Between the 1970s and the 1980s, after crossing the white door at the end of the boulevard, an enchanted world, made of painted canvases perfectly displayed on white walls, revealed itself, and these sensations left their place to a marvelous adventure, a surprising deep dive in a completely new and different reality: the reality of contemporary art.
That interior spaces seemed like a spaceship from another world, temporarily placed among the shrubs of immaculate little white roses, under a pale blue sky, where Pasquale and Lucia wanted to create a place of poetry, shared among whoever was able to appreciate this passion. They showed, with strength, that art and poetry have no boundaries, that the association between emotions and feelings can overcome mental and cultural oppositions, ethical habits and over abused languages. Art is like waking up in recognition from within a dream, a way to destroy the cage you feel trapped into.
Oddly, after fifty years, Villa Orlandi is still in its place, and the surrounding area, despite the increase in tourists and pizza restaurants, still preserves the secluded atmosphere of a meditative place, an open space distant from the usual passing of time, a resource for the soul, if the soul of a place assumes, thanks to its shape and atmosphere, the abstract perception that the rowdy crowd is unable to perceive.

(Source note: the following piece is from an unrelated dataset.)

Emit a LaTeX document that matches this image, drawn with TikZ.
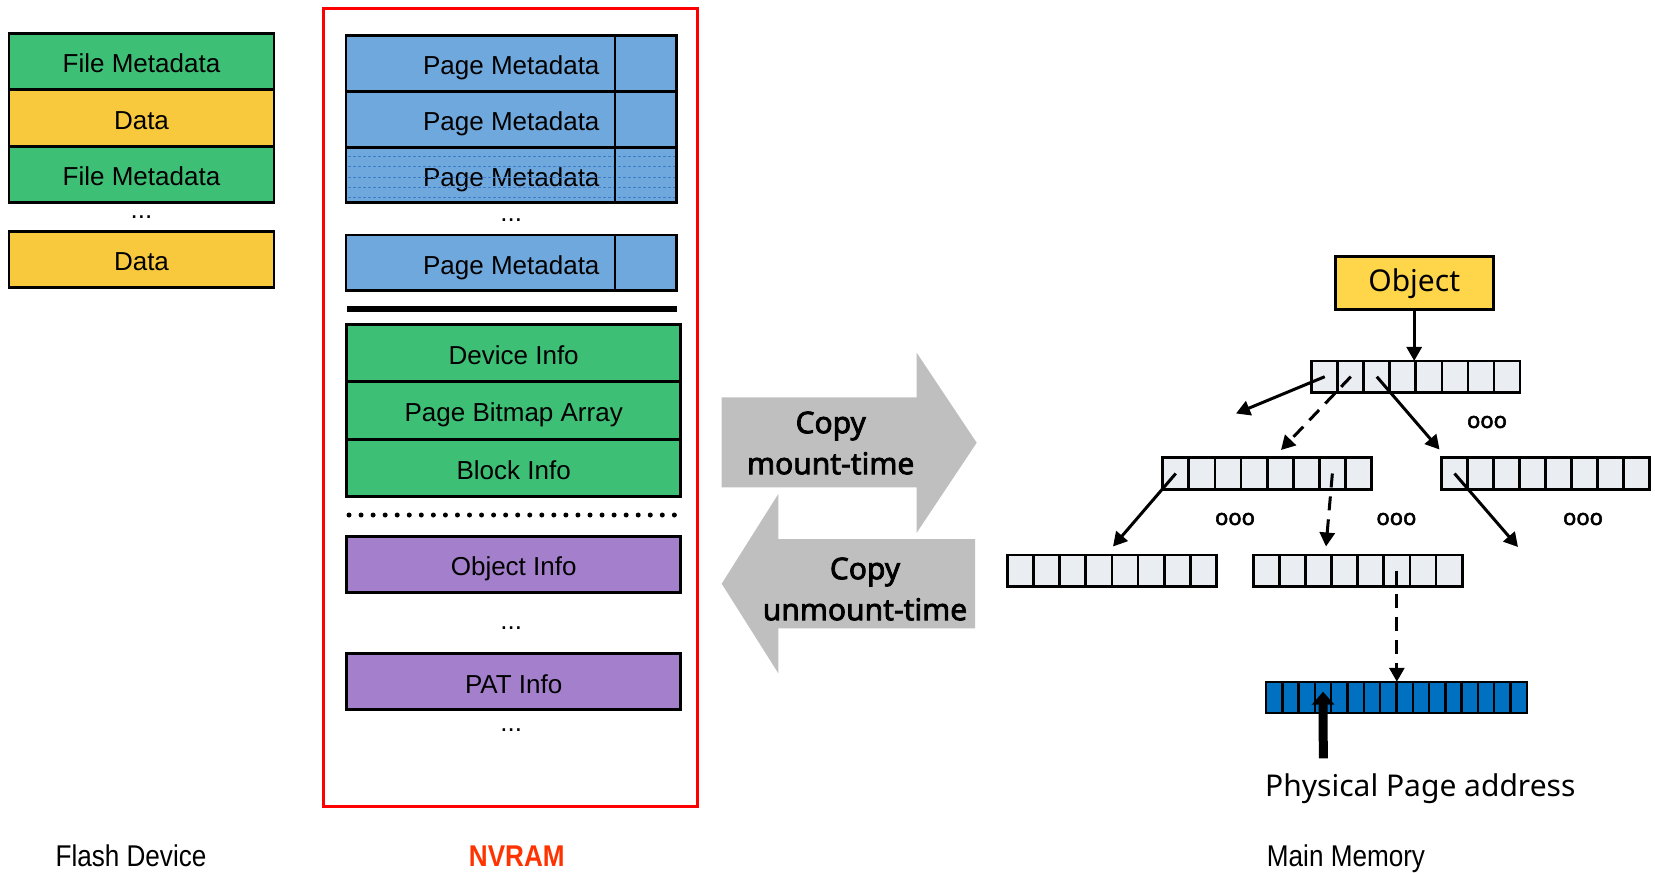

If, by chance, a traveler… the revealing fragrance of that experience still lingers around that place, weightless, and when the last sunray hits the windows before disappearing below the horizon, it is still possible to reach that awareness of absence, that latency of being that is the fleeing suspension between night and day, to lose yourself, hoping to find yourself again.